Fortunately for Alcott, the thinkers who now surrounded him were, for Harvard men, unusually skeptical of the necessity of formal education. Many of them, Emerson included, had faint praise for the sterile formality of university life, holding that “Colleges and books only copy the language which the field and the work-yard made.”
51
Revering the notion of a natural, intuitive genius, they received Alcott into their midst; he was the closest person to this ideal that they had ever seen. Still, the standard-bearers of the transcendentalist movement were not without their prejudices. When, in 1836, Hedge, Emerson, and a group of like thinkers were preparing to form the intellectual society eventually known as the Transcendental Club, a number of them, Hedge included, wanted to restrict membership to ministers and former ministers, a stipulation that would have excluded Alcott. For one of the first of many times, Emerson came to Alcott's aid, asserting, “You must admit Mr. Alcott over the professional limits, for he is a God-made priest.”
52

In truth, Alcott probably could have benefited from a circle of friends that demanded more in the way of broad influence and eclectic training. Even Alcott's staunchest defenders, like his early biographer Odell Shepard, confess that he read not to absorb new ideas but to be confirmed in what he already knew.
53
He had no ability whatever to set aside his own personality and enter into the lives and situations of others.
54
In the same letter in which he praised Alcott as a “God-made priest,” Emerson admitted his friend's refusal to place himself anywhere other than the center of the universe. Alcott, Emerson observed, was “so resolute to force all thought & things to become rays from his centre, that, for the most part, they come.”
55
Yet Emerson also realized that Alcott's confidence in his own authority was blinding him to a great deal of truth and beauty. For Shakespeare's plays and any other art that one could truly enjoy only by setting aside one's ego, Alcott had no use. All too enthusiastically, he embodied Emerson's maxim, “Trust thyself.”
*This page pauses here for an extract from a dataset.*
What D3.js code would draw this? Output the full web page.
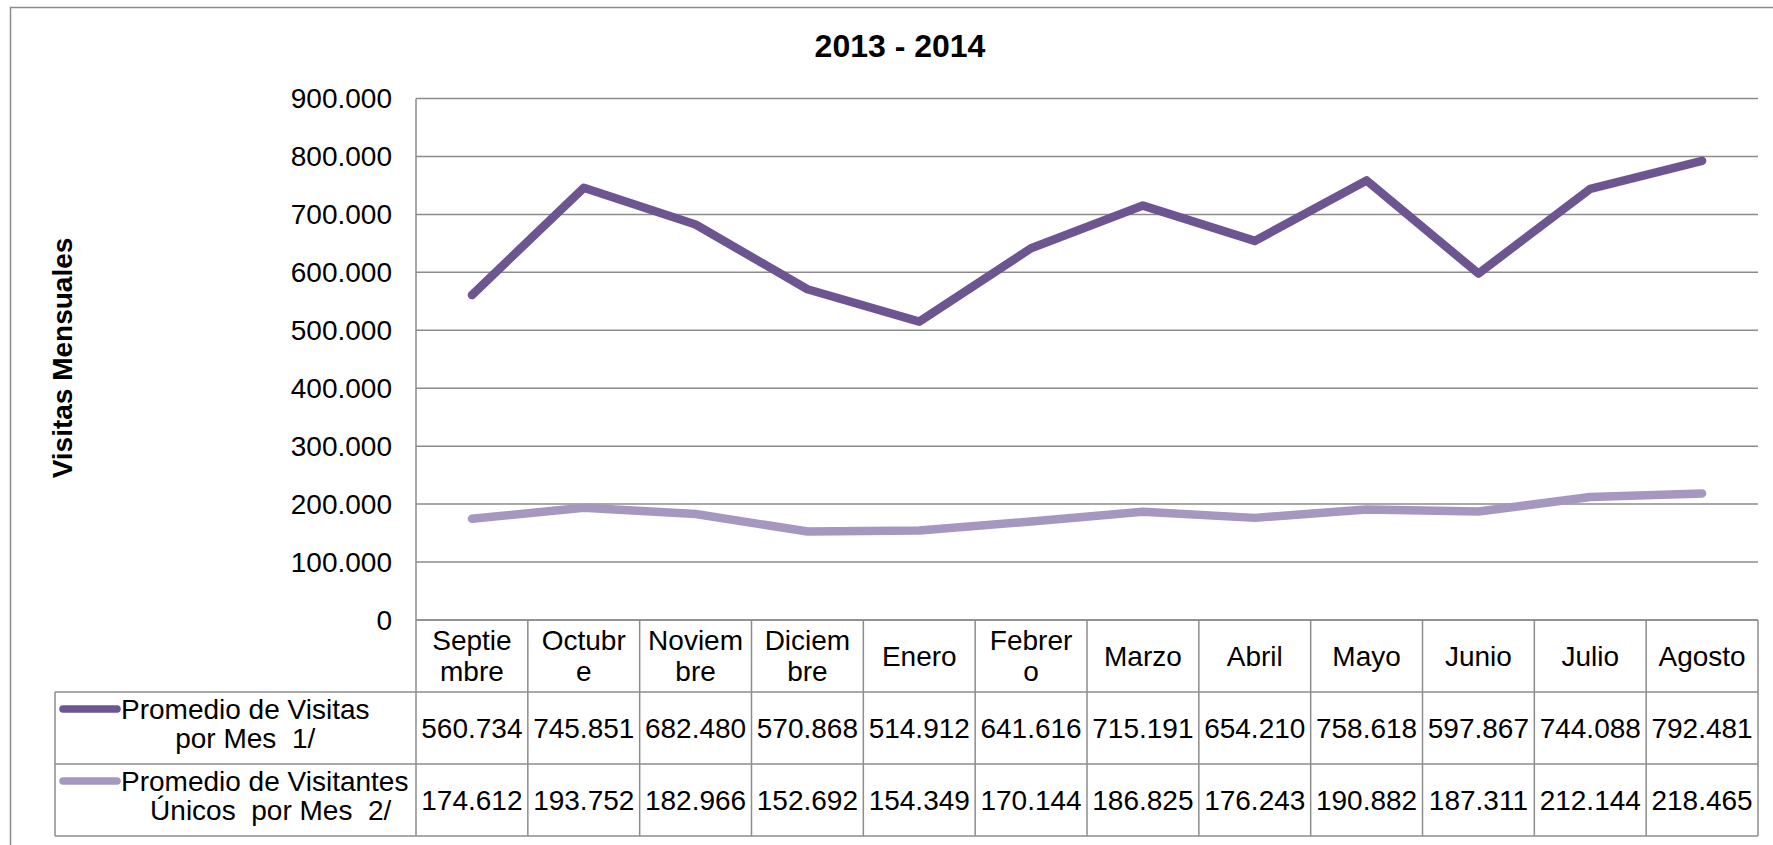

Around this time, Louisa was starting to show signs of overconfidence as well. One day, she came uncomfortably close to reducing the trio of Alcott sisters to a twosome. On a visit to the Frog Pond on Boston Common, Louisa rolled her hoop too near to the water's edge and fell in. Seized by panic as the waters closed over her, she felt a pair of hands grasp her. A young boy had seen her going under, and he reached her in time to pull her to safety. Remembering the event more than fifty years later, Louisa deemed only one feature of her rescuer worth recording: the boy was black. His deed left a lifelong impression. Louisa became, as she remembered, “a friend to the colored race then and there.” In Abba's words, Louisa became “an abolitionist at the age of three.”